Nouvelle Calédonie, au début était le bagne…

par Pierre Feydel |  publié le 17/05/2024

Une colonie peuplée de condamnés politiques et de droit commun. Un peuple kanak spolié, souvent révolté

Le chef Ataï a été décapité en 1878 par un supplétif kanak engagé aux côtés de l'armée française. © DR

En 1774, James Cook, au cours de son second voyage dans le Pacifique Sud, à bord du « HMS Resolution », découvre un archipel . L’explorateur britannique le baptise « New Caledonia », autrement dit « Nouvelle écosse, » Calédonie étant l’ancien nom du pays des Scots. Le père du navigateur est d’origine écossaise. Il aborde, prend contact avec un chef Kanak, puis repart. 14 ans plus tard, le comte de la Pérouse, expédié par Louis XVI dans les mêmes parages, longe la côte avec ses deux vaisseaux « L’Astrolabe » et « La Boussole » avant de disparaître lors d’un naufrage aux iles Salomon. En 1791, le contre-amiral Bruny d’Entrecasteaux, parti à la recherche de La Pérouse passe lui aussi au large.
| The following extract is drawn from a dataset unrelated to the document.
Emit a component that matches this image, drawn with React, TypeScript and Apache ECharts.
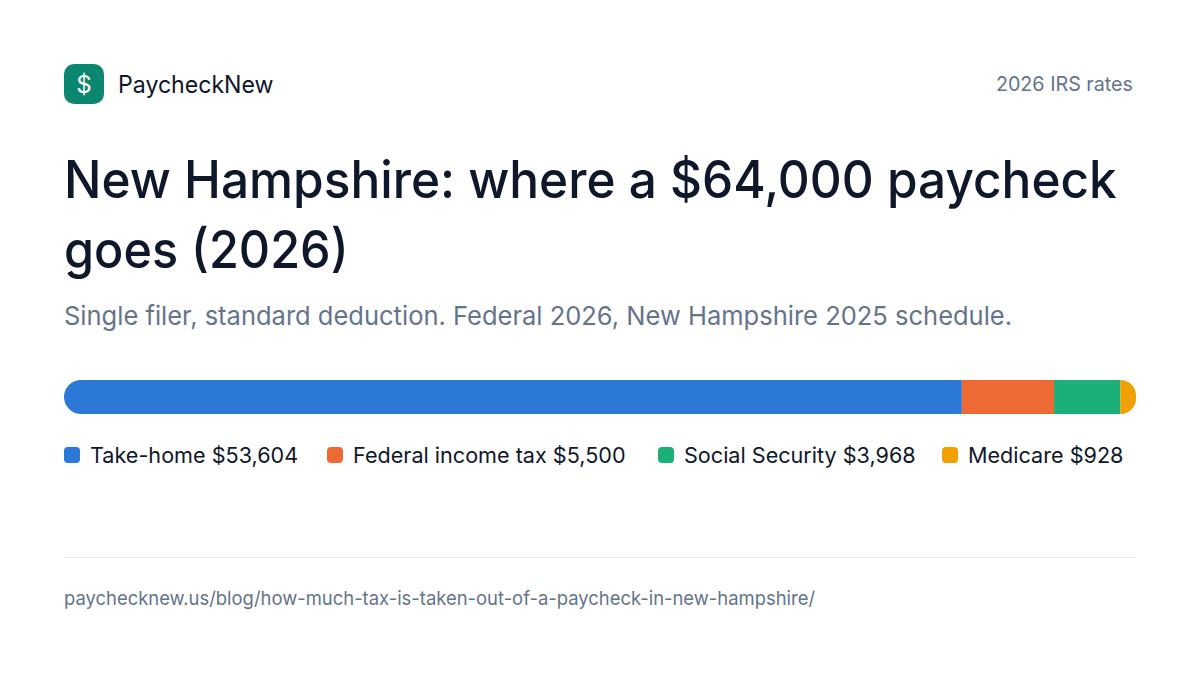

Il faut attendre 1820, pour que les Européens surtout des Anglo-Saxons s’intéressent à l’île. La chasse à la baleine se développe. L’exploitation du bois de Santal est lucrative. Certains s’installent, fondent des familles avec des Mélanésiennes. Les missionnaires suivent. D’abord protestants ensuite catholiques. Mais les Kanaks au contact des Européens subissent un choc microbien qui, avec l’alcoolisme, va faire des ravages. C’est Napoléon III qui va lancer la colonisation.

En1853, l’ile est proclamée terre française. Une garnison s’y installe. Nouméa est fondée. En 1860, la Nouvelle-Calédonie devient une colonie à part entière et son premier gouverneur y installe un bagne. Les libérés y ont l’obligation de doubler leur peine en restant dans les îles. Un statut de « l’indigénat » voit le jour. Les terres sont partagées entre « tribus » ou « chefferies. »
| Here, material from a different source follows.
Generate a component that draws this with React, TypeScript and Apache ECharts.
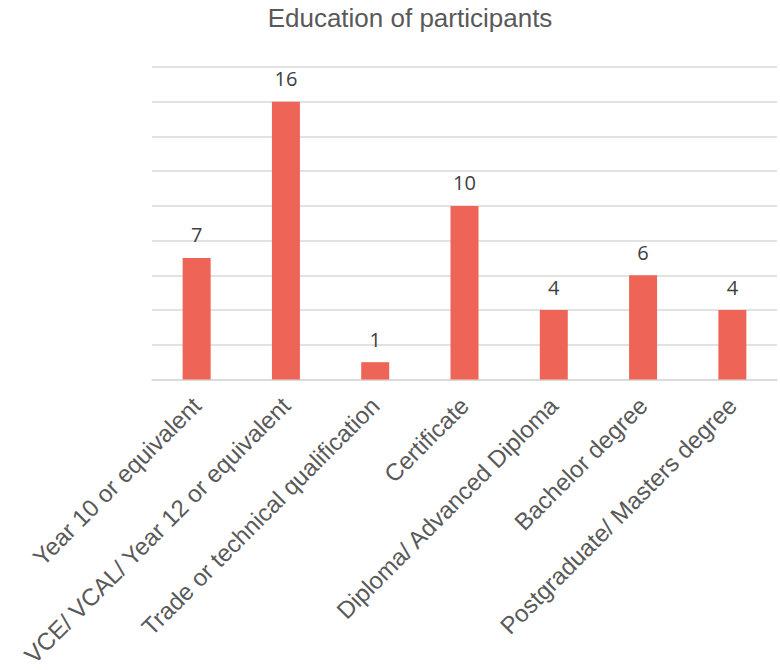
import React, { useEffect, useRef } from "react";
import * as echarts from "echarts";

const categories = [
  "Year 10 or equivalent",
  "VCE/ VCAL/ Year 12 or equivalent",
  "Trade or technical qualification",
  "Certificate",
  "Diploma/ Advanced Diploma",
  "Bachelor degree",
  "Postgraduate/ Masters degree",
];
const values = [7, 16, 1, 10, 4, 6, 4];
const titleText = "Education of participants";

export default function App() {
  const ref = useRef<HTMLDivElement>(null);
  useEffect(() => {
    document.body.style.margin = "0";
    if (!ref.current) return;
    const chart = echarts.init(ref.current, null, { renderer: "svg" });
    chart.setOption({
      animation: false,
      backgroundColor: "#ffffff",
      title: {
        text: titleText,
        left: 410,
        textAlign: "center",
        top: 5,
        padding: 0,
        textStyle: {
          fontFamily: "'Liberation Sans'",
          fontSize: 26,
          fontWeight: "normal",
          color: "#595959",
        },
      },
      grid: { left: 152, right: 3, top: 67, bottom: 288, containLabel: false },
      xAxis: {
        type: "category",
        data: categories,
        axisLine: { lineStyle: { color: "#d9d9d9", width: 1.5 } },
        axisTick: { show: false },
        axisLabel: {
          rotate: 45,
          interval: 0,
          margin: 22,
          fontFamily: "'Liberation Sans'",
          fontSize: 24,
          color: "#595959",
        },
      },
      yAxis: {
        type: "value",
        min: 0,
        max: 18,
        interval: 2,
        axisLabel: { show: false },
        axisLine: { show: false },
        axisTick: { show: false },
        splitLine: { lineStyle: { color: "#d9d9d9", width: 1.5 } },
      },
      series: [
        {
          type: "bar",
          data: values,
          barWidth: 28,
          itemStyle: { color: "#ee6558" },
          label: {
            show: true,
            position: "top",
            distance: 13,
            fontFamily: "'Open Sans'",
            fontSize: 20,
            color: "#404040",
          },
        },
      ],
    });
    return () => chart.dispose();
  }, []);
  return <div ref={ref} style={{ width: 780, height: 670 }} />;
}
Après 1871, bon nombre de communards y sont déportés ainsi que des rebelles algériens. Sans compter des femmes condamnées, envoyées dans la colonie pour épouser des bagnards. Les nouveaux colons s’approprient des terres, cultivent le café. Les Kanaks, déjà, se révoltent. Leur culture date du II ème siècle avant Jésus-Christ. Elle a succédé à celle des Lipidas dont les origines remontent à 1300 ans avant Jésus-Christ. Ils font partie de ces peuples austronésiens qui ont sillonné le Pacifique pour en peupler les îles. Sans doute les premiers grands navigateurs.

Le chef Ataï, roi de Komalé, mène l’insurrection en 1878. Il est tué au cours d’un combat avec une colonne composée de Kanaks loyalistes, de déportés politiques et de droit commun. Louise Michel, elle-même déportée, lui rendra hommage. Sa tête est envoyée à Paris, étudiée et exposée. Elle sera retrouvée dans les réserves du musée de l’Homme en 2011.
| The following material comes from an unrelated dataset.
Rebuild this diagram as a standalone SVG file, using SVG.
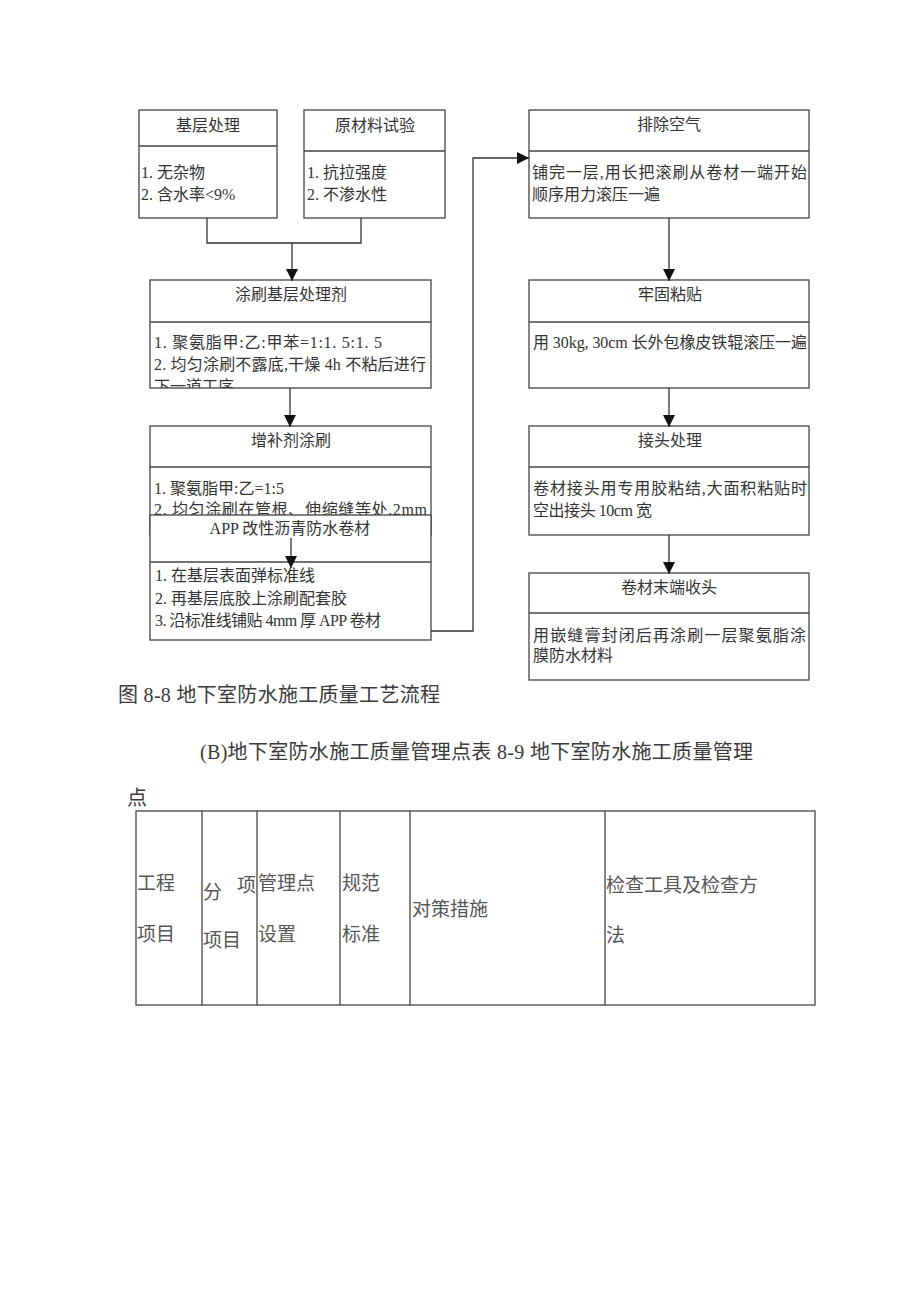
<svg xmlns="http://www.w3.org/2000/svg" width="920" height="1302" viewBox="0 0 920 1302">
<style>
.bx{fill:#fff;stroke:#444;stroke-width:1.3}
.dv{stroke:#444;stroke-width:1.3}
.t{font-family:"Liberation Serif","Noto Sans CJK SC",serif;font-size:16px;fill:#333}
.tc{text-anchor:middle}
.cap{font-family:"Liberation Serif","Noto Sans CJK SC",serif;font-size:20px;fill:#3a3a3a}
.tb{font-family:"Liberation Serif","Noto Sans CJK SC",serif;font-size:19px;fill:#555}
.cn{fill:none;stroke:#333;stroke-width:1.3}
.tl{fill:none;stroke:#444;stroke-width:1.3}
</style>
<defs>
<marker id="ah" markerUnits="userSpaceOnUse" markerWidth="12" markerHeight="12" viewBox="0 0 10 10" refX="10" refY="5" orient="auto">
<path d="M0,0 L10,5 L0,10 z" fill="#111"/>
</marker>
<clipPath id="c3"><rect x="150" y="322" width="281" height="66"/></clipPath>
</defs>
<rect width="920" height="1302" fill="#fff"/>

<g id="n1">
<rect class="bx" x="139" y="110" width="138" height="108"/>
<line class="dv" x1="139" y1="146" x2="277" y2="146"/>
<text class="t tc" x="208" y="131">基层处理</text>
<text class="t" x="141" y="178">1. 无杂物</text>
<text class="t" x="141" y="200">2. 含水率&lt;9%</text>
</g>

<g id="n2">
<rect class="bx" x="304" y="110" width="141" height="108"/>
<line class="dv" x1="304" y1="151" x2="445" y2="151"/>
<text class="t tc" x="375" y="131">原材料试验</text>
<text class="t" x="307" y="178">1. 抗拉强度</text>
<text class="t" x="307" y="200">2. 不渗水性</text>
</g>

<g id="n3">
<rect class="bx" x="150" y="280" width="281" height="108"/>
<line class="dv" x1="150" y1="322" x2="431" y2="322"/>
<text class="t tc" x="291" y="300">涂刷基层处理剂</text>
<text class="t" x="154" y="348" textLength="228">1. 聚氨脂甲:乙:甲苯=1:1. 5:1. 5</text>
<text class="t" x="154" y="370" textLength="272">2. 均匀涂刷不露底,干燥 4h 不粘后进行</text>
<text class="t" x="154" y="392" clip-path="url(#c3)">下一道工序</text>
</g>

<g id="n4">
<rect class="bx" x="150" y="426" width="281" height="109"/>
<line class="dv" x1="150" y1="467" x2="431" y2="467"/>
<text class="t tc" x="291" y="446">增补剂涂刷</text>
<text class="t" x="154" y="494">1. 聚氨脂甲:乙=1:5</text>
<text class="t" x="154" y="515" textLength="273">2. 均匀涂刷在管根、伸缩缝等处,2mm</text>
</g>

<g id="n5">
<rect class="bx" x="150" y="515" width="281" height="125"/>
<line class="dv" x1="150" y1="562" x2="431" y2="562"/>
<text class="t tc" x="290" y="534">APP 改性沥青防水卷材</text>
<text class="t" x="155" y="581">1. 在基层表面弹标准线</text>
<text class="t" x="155" y="604">2. 再基层底胶上涂刷配套胶</text>
<text class="t" x="155" y="626" textLength="226">3. 沿标准线铺贴 4mm 厚 APP 卷材</text>
</g>

<g id="n6">
<rect class="bx" x="529" y="110" width="280" height="108"/>
<line class="dv" x1="529" y1="151" x2="809" y2="151"/>
<text class="t tc" x="669" y="130">排除空气</text>
<text class="t" x="532" y="178" textLength="275">铺完一层,用长把滚刷从卷材一端开始</text>
<text class="t" x="532" y="200">顺序用力滚压一遍</text>
</g>

<g id="n7">
<rect class="bx" x="529" y="280" width="280" height="108"/>
<line class="dv" x1="529" y1="322" x2="809" y2="322"/>
<text class="t tc" x="670" y="300">牢固粘贴</text>
<text class="t" x="533" y="348" textLength="274">用 30kg, 30cm 长外包橡皮铁辊滚压一遍</text>
</g>

<g id="n8">
<rect class="bx" x="529" y="426" width="280" height="109"/>
<line class="dv" x1="529" y1="467" x2="809" y2="467"/>
<text class="t tc" x="670" y="446">接头处理</text>
<text class="t" x="533" y="494" textLength="274">卷材接头用专用胶粘结,大面积粘贴时</text>
<text class="t" x="533" y="516" textLength="119">空出接头 10cm 宽</text>
</g>

<g id="n9">
<rect class="bx" x="529" y="573" width="280" height="107"/>
<line class="dv" x1="529" y1="613" x2="809" y2="613"/>
<text class="t tc" x="669" y="593">卷材末端收头</text>
<text class="t" x="533" y="641" textLength="273">用嵌缝膏封闭后再涂刷一层聚氨脂涂</text>
<text class="t" x="533" y="661">膜防水材料</text>
</g>

<g id="connectors">
<polyline class="cn" points="207,218 207,243 361,243 361,218"/>
<line class="cn" x1="292" y1="243" x2="292" y2="281" marker-end="url(#ah)"/>
<line class="cn" x1="290" y1="388" x2="290" y2="427" marker-end="url(#ah)"/>
<line class="cn" x1="291" y1="538" x2="291" y2="568" marker-end="url(#ah)"/>
<polyline class="cn" points="431,631 473,631 473,158 529,158" marker-end="url(#ah)"/>
<line class="cn" x1="669" y1="218" x2="669" y2="281" marker-end="url(#ah)"/>
<line class="cn" x1="669" y1="388" x2="669" y2="427" marker-end="url(#ah)"/>
<line class="cn" x1="669" y1="535" x2="669" y2="574" marker-end="url(#ah)"/>
</g>

<g id="captions">
<text class="cap" x="118" y="702" textLength="322">图 8-8 地下室防水施工质量工艺流程</text>
<text class="cap" x="200" y="759" textLength="553">(B)地下室防水施工质量管理点表 8-9 地下室防水施工质量管理</text>
<text class="cap" x="127" y="805">点</text>
</g>

<g id="table">
<rect class="tl" x="136" y="811" width="679" height="194"/>
<line class="tl" x1="202" y1="811" x2="202" y2="1005"/>
<line class="tl" x1="257" y1="811" x2="257" y2="1005"/>
<line class="tl" x1="340" y1="811" x2="340" y2="1005"/>
<line class="tl" x1="410" y1="811" x2="410" y2="1005"/>
<line class="tl" x1="605" y1="811" x2="605" y2="1005"/>
<text class="tb" x="137" y="890">工程</text>
<text class="tb" x="137" y="941">项目</text>
<text class="tb" x="203" y="899">分</text>
<text class="tb" x="237" y="892">项</text>
<text class="tb" x="203" y="947">项目</text>
<text class="tb" x="258" y="890">管理点</text>
<text class="tb" x="258" y="941">设置</text>
<text class="tb" x="342" y="890">规范</text>
<text class="tb" x="342" y="941">标准</text>
<text class="tb" x="412" y="916">对策措施</text>
<text class="tb" x="606" y="892">检查工具及检查方</text>
<text class="tb" x="606" y="942">法</text>
</g>
</svg>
C’est sans doute l’exploitation du nickel à la fin du XIXème siècle qui marquera l’intérêt de la métropole pour cette colonie. Elle amènera une population nouvelle, des Japonais et des Tonkinois pour les mines, des Javanais pour le travail agricole et la domesticité. En 1917, une autre révolte se transforme en guérilla. Les chefs sont guillotinés. En fait, la colonisation française n’est jamais acceptée malgré des tentatives d’assimilation. Qui paraissent très limitées lorsque l’on sait qu’en 1931, à l’occasion de l’exposition coloniale de Paris, des Kanaks sont exposés en cases, puis en cages, comme dans un zoo humain… Les peuples ont une mémoire.